Parker, posing as an Ecuadorian-born oil baron from Texas (yeah, she doesn’t believe it either), soon discovers where Melander is hiding out and what he’s up to. Even with his atrocious Texas accent, he soon comes up with a plan but he has to dodge a hitman that Danzinger has sent after him and Leslie’s well-meaning interference. He’ll have to beat some pretty stiff odds to get away with this job.

This is based on Flashfire, the 19th novel in the Parker series by Richard Stark which is the nom de plume of the late Donald E. Westlake, one of the most respected and honored crime novelists of the 20th century. This was meant to be the ground zero of a Parker franchise, but given the anemic box office and quite frankly the lackluster quality of the movie, it doesn’t look like it’s going to happen.

Hackford might not have been the best choice for the director’s chair. While he’s a veteran helmer, he’s better known for movies like An Officer and a Gentleman and Ray. Noir-ish action flicks, which is what this was supposed to be, are outside of his comfort zone and it shows – the action sequences have almost no life to them and are filmed kind of statically. In fact, the movie is kind of oddly lacking in kinetic energy.

It’s not Statham’s fault. He actually makes a pretty good Parker given the taciturn nature of the character in the books. Parker is meant to kick ass and take names….well, he doesn’t really care about the names so much but Statham inhabits the role well. This is right in his wheelhouse.

Lopez has never really been my cup of tea although I thought she showed amazing promise in Selena back in ’97 but she actually was pretty good here. There’s a scene in which she is reading an e-mail about her car being repossessed and her mom is giving her crap about some inconsequential thing and then she looks up at her mom and you can see in her expression all the pain, the stress and the worry that has brought her to her breaking point. The look is so poignant her mother puts a hand on her shoulder, unsure what to do (inside you’re screaming Hug her you idiot!) but at last her mom walks away and Leslie hides her face in her hands. It’s some really affective acting and tells me that if Lopez could just stay away from the pop star diva thing she’s done she can be a really great serious actress.
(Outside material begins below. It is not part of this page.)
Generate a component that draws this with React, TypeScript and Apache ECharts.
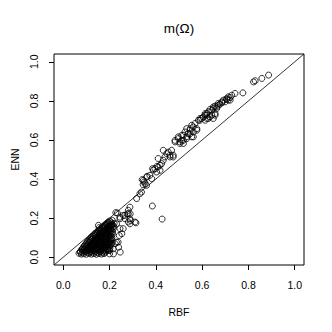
import React, { useEffect, useRef } from "react";
import * as echarts from "echarts";

const xTicks = [0, 0.2, 0.4, 0.6, 0.8, 1.0];
const yTicks = [0, 0.2, 0.4, 0.6, 0.8, 1.0];
const axisRange = [-0.04, 1.04];
const titleText = "m(Ω)";
const xName = "RBF";
const yName = "ENN";

// dense cluster of small values
const lowCluster: number[][] = [
  [0.068, 0.02], [0.078, 0.016], [0.088, 0.018], [0.099, 0.015], [0.11, 0.019], [0.121, 0.016], [0.132, 0.018], [0.143, 0.015], [0.154, 0.019], [0.165, 0.016], [0.176, 0.018],
  [0.074, 0.03], [0.085, 0.033], [0.096, 0.031], [0.107, 0.034], [0.118, 0.03], [0.129, 0.033], [0.14, 0.031], [0.151, 0.034], [0.162, 0.03], [0.173, 0.033], [0.184, 0.031], [0.192, 0.034],
  [0.083, 0.045], [0.094, 0.048], [0.105, 0.044], [0.116, 0.047], [0.127, 0.045], [0.138, 0.048], [0.149, 0.044], [0.16, 0.047], [0.171, 0.045], [0.182, 0.048], [0.193, 0.044], [0.202, 0.047],
  [0.092, 0.059], [0.103, 0.062], [0.114, 0.058], [0.125, 0.061], [0.136, 0.059], [0.147, 0.062], [0.158, 0.058], [0.169, 0.061], [0.18, 0.059], [0.191, 0.062], [0.203, 0.06],
  [0.101, 0.073], [0.112, 0.076], [0.123, 0.072], [0.134, 0.075], [0.145, 0.073], [0.156, 0.076], [0.167, 0.072], [0.178, 0.075], [0.189, 0.073], [0.2, 0.076], [0.209, 0.072],
  [0.111, 0.087], [0.122, 0.09], [0.133, 0.086], [0.144, 0.089], [0.155, 0.087], [0.166, 0.09], [0.177, 0.086], [0.188, 0.089], [0.199, 0.087], [0.21, 0.09],
  [0.121, 0.101], [0.132, 0.104], [0.143, 0.1], [0.154, 0.103], [0.165, 0.101], [0.176, 0.104], [0.187, 0.1], [0.198, 0.103], [0.21, 0.101],
  [0.133, 0.115], [0.144, 0.118], [0.155, 0.114], [0.166, 0.117], [0.177, 0.115], [0.188, 0.118], [0.199, 0.114], [0.212, 0.117],
  [0.146, 0.129], [0.157, 0.132], [0.168, 0.128], [0.179, 0.131], [0.19, 0.129], [0.201, 0.132], [0.213, 0.128],
  [0.16, 0.143], [0.171, 0.146], [0.182, 0.142], [0.193, 0.145], [0.204, 0.143], [0.216, 0.146],
  [0.172, 0.157], [0.183, 0.16], [0.194, 0.156], [0.205, 0.159], [0.218, 0.157],
  [0.186, 0.171], [0.197, 0.174], [0.208, 0.17], [0.22, 0.173],
  [0.2, 0.185], [0.212, 0.188],
];

// more points inside the same cluster
const lowClusterFill: number[][] = [
  [0.073, 0.025], [0.083, 0.024], [0.094, 0.026], [0.104, 0.025], [0.115, 0.024], [0.126, 0.026], [0.137, 0.025], [0.148, 0.024], [0.159, 0.026], [0.17, 0.025], [0.181, 0.024],
  [0.08, 0.039], [0.09, 0.04], [0.101, 0.038], [0.112, 0.04], [0.123, 0.039], [0.134, 0.038], [0.145, 0.04], [0.156, 0.039], [0.167, 0.038], [0.178, 0.04], [0.189, 0.039], [0.198, 0.038],
  [0.088, 0.053], [0.099, 0.054], [0.11, 0.052], [0.121, 0.054], [0.132, 0.053], [0.143, 0.052], [0.154, 0.054], [0.165, 0.053], [0.176, 0.052], [0.187, 0.054], [0.198, 0.053],
  [0.097, 0.067], [0.108, 0.068], [0.119, 0.066], [0.13, 0.068], [0.141, 0.067], [0.152, 0.066], [0.163, 0.068], [0.174, 0.067], [0.185, 0.066], [0.196, 0.068], [0.206, 0.067],
  [0.106, 0.081], [0.117, 0.082], [0.128, 0.08], [0.139, 0.082], [0.15, 0.081], [0.161, 0.08], [0.172, 0.082], [0.183, 0.081], [0.194, 0.08], [0.205, 0.082],
  [0.116, 0.095], [0.127, 0.096], [0.138, 0.094], [0.149, 0.096], [0.16, 0.095], [0.171, 0.094], [0.182, 0.096], [0.193, 0.095], [0.204, 0.094],
  [0.127, 0.109], [0.138, 0.11], [0.149, 0.108], [0.16, 0.11], [0.171, 0.109], [0.182, 0.108], [0.193, 0.11], [0.205, 0.109],
  [0.139, 0.123], [0.15, 0.124], [0.161, 0.122], [0.172, 0.124], [0.183, 0.123], [0.194, 0.122], [0.206, 0.124],
  [0.152, 0.137], [0.163, 0.138], [0.174, 0.136], [0.185, 0.138], [0.196, 0.137], [0.208, 0.136],
  [0.166, 0.151], [0.177, 0.152], [0.188, 0.15], [0.199, 0.152], [0.211, 0.151],
  [0.179, 0.165], [0.19, 0.166], [0.201, 0.164], [0.213, 0.166],
  [0.193, 0.179], [0.205, 0.18],
];

// scattered points between 0.15 and 0.47
const midScatter: number[][] = [
  [0.155, 0.151], [0.152, 0.163], [0.227, 0.228], [0.234, 0.226], [0.288, 0.256], [0.281, 0.24], [0.281, 0.222],
  [0.266, 0.214], [0.276, 0.222], [0.289, 0.222], [0.259, 0.214], [0.288, 0.197], [0.245, 0.197], [0.31, 0.18],
  [0.314, 0.176], [0.23, 0.171], [0.259, 0.146], [0.245, 0.146], [0.253, 0.12], [0.242, 0.111], [0.237, 0.077],
  [0.224, 0.069], [0.239, 0.051], [0.246, 0.026], [0.217, 0.017], [0.216, 0.043], [0.2, 0.017], [0.29, 0.188],
  [0.266, 0.197], [0.245, 0.205], [0.281, 0.18], [0.288, 0.171], [0.23, 0.077], [0.2, 0.034], [0.209, 0.163],
  [0.317, 0.3], [0.331, 0.325], [0.338, 0.333], [0.346, 0.393], [0.36, 0.41], [0.353, 0.376], [0.36, 0.368],
  [0.345, 0.371], [0.35, 0.385], [0.341, 0.397], [0.363, 0.414],
];

// isolated points below the diagonal
const outliers: number[][] = [
  [0.385, 0.262], [0.427, 0.195],
];

// upper band
const upperBand: number[][] = [
  [0.374, 0.419], [0.382, 0.402], [0.386, 0.453], [0.389, 0.446], [0.396, 0.453], [0.403, 0.436], [0.405, 0.465],
  [0.41, 0.462], [0.418, 0.47], [0.418, 0.445], [0.41, 0.505], [0.425, 0.479], [0.432, 0.496], [0.432, 0.547],
  [0.439, 0.513], [0.447, 0.53], [0.454, 0.538], [0.461, 0.513], [0.461, 0.522], [0.468, 0.547], [0.475, 0.513],
  [0.475, 0.522],
  [0.483, 0.59], [0.483, 0.598], [0.497, 0.607], [0.497, 0.616], [0.504, 0.582], [0.504, 0.59], [0.512, 0.624],
  [0.512, 0.598], [0.519, 0.598], [0.519, 0.582], [0.519, 0.624], [0.526, 0.641], [0.533, 0.616], [0.533, 0.607],
  [0.533, 0.658], [0.54, 0.633], [0.548, 0.658], [0.548, 0.632], [0.548, 0.65], [0.555, 0.675], [0.555, 0.616],
  [0.562, 0.641], [0.562, 0.616], [0.562, 0.667], [0.569, 0.684], [0.577, 0.658], [0.577, 0.65],
  [0.584, 0.701], [0.591, 0.71], [0.591, 0.701], [0.598, 0.71], [0.605, 0.718], [0.613, 0.735], [0.613, 0.727],
  [0.613, 0.701], [0.62, 0.727], [0.62, 0.735], [0.62, 0.71], [0.627, 0.744], [0.627, 0.71], [0.634, 0.756],
  [0.634, 0.718], [0.642, 0.752], [0.642, 0.727], [0.648, 0.761], [0.648, 0.769], [0.648, 0.71], [0.656, 0.773],
  [0.656, 0.727], [0.656, 0.735], [0.663, 0.761], [0.663, 0.769], [0.67, 0.778], [0.67, 0.787], [0.677, 0.783],
  [0.685, 0.79], [0.685, 0.795], [0.692, 0.804], [0.699, 0.795], [0.706, 0.807], [0.706, 0.812], [0.713, 0.804],
  [0.713, 0.821], [0.721, 0.817], [0.721, 0.804], [0.728, 0.829], [0.742, 0.838], [0.776, 0.841], [0.822, 0.897],
  [0.829, 0.903], [0.858, 0.915], [0.887, 0.932],
];

const FONT = "'Liberation Sans', Arial, Helvetica, sans-serif";

export default function App() {
  const ref = useRef<HTMLDivElement>(null);
  useEffect(() => {
    const chart = echarts.init(ref.current!, null, { renderer: "svg" });
    const allPoints = [...lowCluster, ...lowClusterFill, ...midScatter, ...outliers, ...upperBand];
    chart.setOption({
      animation: false,
      backgroundColor: "#fff",
      title: {
        text: titleText,
        left: 179,
        top: 21,
        padding: 0,
        textAlign: "center",
        textStyle: { fontSize: 13.5, fontWeight: "normal", color: "#000", fontFamily: FONT },
      },
      grid: {
        left: 54,
        top: 54,
        width: 250,
        height: 211,
        show: true,
        borderColor: "#000",
        borderWidth: 1,
        backgroundColor: "transparent",
      },
      xAxis: {
        type: "value",
        min: axisRange[0],
        max: axisRange[1],
        axisLine: { show: false, onZero: false },
        splitLine: { show: false },
        axisTick: { show: true, inside: false, customValues: xTicks, length: 5, lineStyle: { color: "#000", width: 1 } },
        axisLabel: {
          customValues: xTicks,
          formatter: (v: number) => v.toFixed(1),
          margin: 14,
          fontSize: 10.5,
          color: "#000",
          fontFamily: FONT,
        },
        name: xName,
        nameLocation: "middle",
        nameGap: 41,
        nameTextStyle: { fontSize: 10.5, color: "#000", fontFamily: FONT },
      },
      yAxis: {
        type: "value",
        min: axisRange[0],
        max: axisRange[1],
        axisLine: { show: false, onZero: false },
        splitLine: { show: false },
        axisTick: { show: true, inside: false, customValues: yTicks, length: 5, lineStyle: { color: "#000", width: 1 } },
        axisLabel: {
          customValues: yTicks,
          formatter: (v: number) => v.toFixed(1),
          rotate: 90,
          margin: 14.5,
          fontSize: 10.5,
          color: "#000",
          fontFamily: FONT,
        },
        name: yName,
        nameLocation: "middle",
        nameGap: 26.5,
        nameTextStyle: { fontSize: 10.5, color: "#000", fontFamily: FONT },
      },
      series: [
        {
          type: "line",
          data: [[axisRange[0], axisRange[0]], [axisRange[1], axisRange[1]]],
          symbol: "none",
          lineStyle: { color: "#000", width: 0.8 },
          silent: true,
          z: 1,
        },
        {
          type: "scatter",
          data: allPoints,
          symbol: "circle",
          symbolSize: 6,
          itemStyle: { color: "rgba(0,0,0,0)", borderColor: "#000", borderWidth: 1 },
          emphasis: { disabled: true },
          silent: true,
          z: 2,
        },
      ],
    });
    return () => chart.dispose();
  }, []);
  return (
    <div
      ref={ref}
      style={{ position: "absolute", left: 0, top: 0, width: 332, height: 332, background: "#fff" }}
    />
  );
}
The Palm Springs locations are actually quite nice as we see gorgeous home after gorgeous home. Yes, the lifestyles of the rich and shameless. Makes me want to punch someone in a Giorgio Armani suit and Ralph Lauren sunglasses. Or at least give them the evil eye.

I would have liked to see a movie with a little more grit, a little less glitz and a lot more spice. For a movie looking to establish a franchise beachhead there isn’t a lot of bang for your buck. It’s basically a mediocre action film with poorly written logical lapses – if you were going to buy a home in which you were going to lay low with tens of millions of stolen jewels, wouldn’t you at least consider some sort of home security system? – that with a little more care and a director more suited to this sort of film might have been the right step towards a profitable action franchise. As it is it’s back to the drawing board.

REASONS TO GO: Statham actually makes a pretty nifty Parker. Gorgeous Palm Beach location. Lopez ain’t half bad here.

REASONS TO STAY: Doesn’t add anything to the mix. Lacks spice.

FAMILY VALUES:  Lots and lots and lots of violence. A surprisingly small amount of bad language.

TRIVIAL PURSUIT: While the fifth film to be based on a Parker novel, it is the first in which the character’s name is actually used.

CRITICAL MASS: As of 2/4/13: Rotten Tomatoes: 38% positive reviews. Metacritic: 42/100; the reviews are mixed but trending towards the negative.